Store the session information in the directory at PATH. (By default, this is a subdirectory of the current directory, named after the script you are executing.)

If PATH is an existing directory, it will be used for storing job information, and an index file (with suffix .csv) will be created in it. Otherwise, the job information will be stored in a directory named after PATH with a suffix .jobs appended, and the index file will be named after PATH with a suffix .csv added.

-N, --new-session
 Discard any information saved in the session directory (see the --session option) and start a new session afresh. Any information about jobs previously recorded in the session is lost.
-u, --store-url URL
 

Store GC3Pie job information at the persistent storage specified by URL. The URL can be any form that is understood by the gc3libs.persistence.make_store() function (which see for details).
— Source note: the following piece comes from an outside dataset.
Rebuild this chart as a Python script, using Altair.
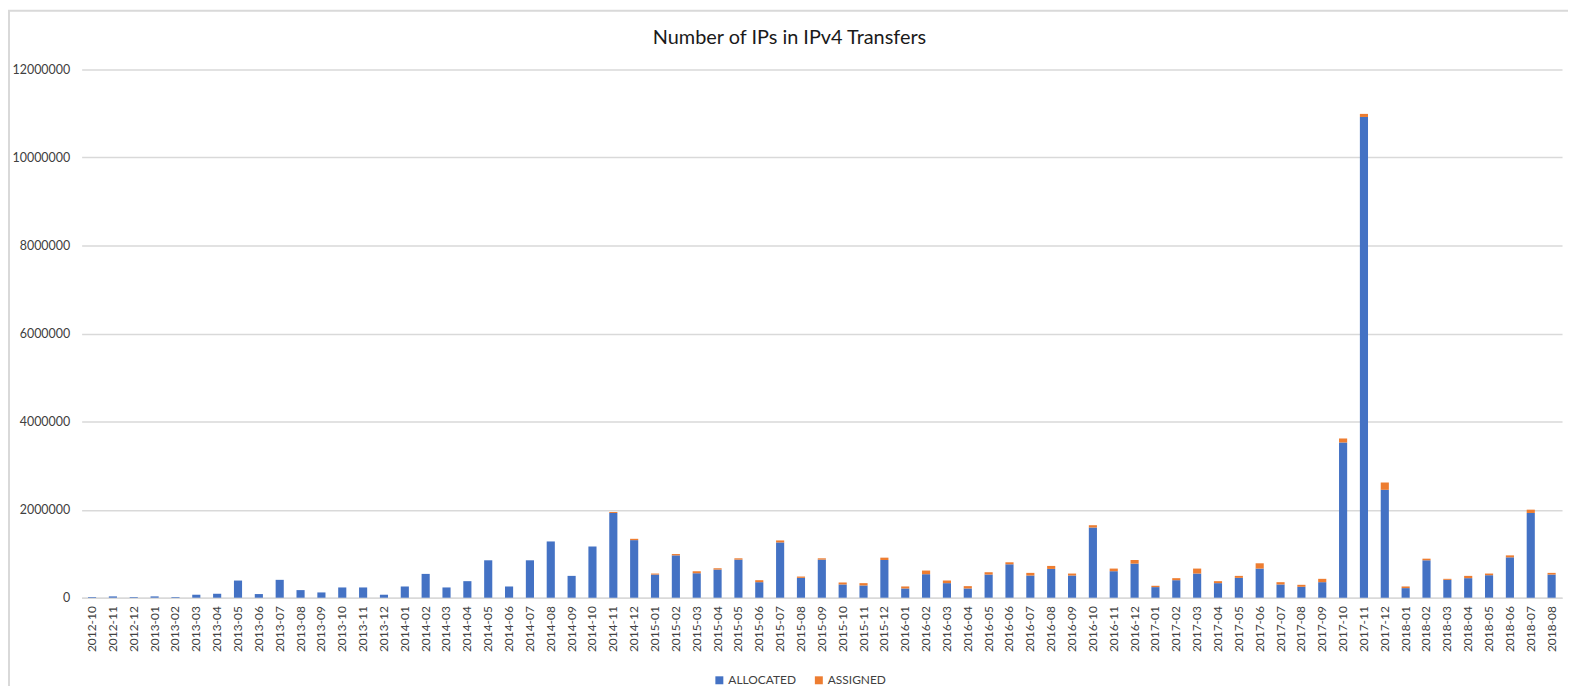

A few examples:

  • sqlite – the jobs are stored in a SQLite3 database named jobs.db and contained in the session directory.
  • /path/to/a/directory – the jobs are stored in the given directory, one file per job (this is the default format used by GC3Pie)
  • sqlite:////path/to/a/file.db – the jobs are stored in the given SQLite3 database file.
  • mysql://user,passwd@server/dbname – jobs are stored in table store of the specified MySQL database. The DB server and connection credentials (username, password) are also part of the URL.

If this option is omitted, GC3Pie’s SessionBasedScript defaults to storing jobs in the subdirectory jobs of the session directory; each job is saved in a separate file.

Exit code

A GC3Apps script exits when all jobs are finished, when some error occurred that prevented the script from completing, or when a user interrupts it with Ctrl+C

In any case, the exit code of GC3Apps scripts tracks job status (in the following sense). The exitcode is a bitfield; the 4 least-significant bits are assigned a meaning according to the following table:

Bit Meaning
0 Set if a fatal error occurred: the script could not complete
1 Set if there are jobs in FAILED state
2 Set if there are jobs in RUNNING or SUBMITTED state
3 Set if there are jobs in NEW state

This boils down to the following rules:

  • exitcode is 0: all jobs are DONE, no further action will be taken by the script (which exists immediately if called again on the same session).
  • exitcode is 1: an error interrupted the script execution.
  • exitcode is 2: all jobs finished, but some are in FAILED state.
  • exitcode > 3: run the script again to make jobs progress.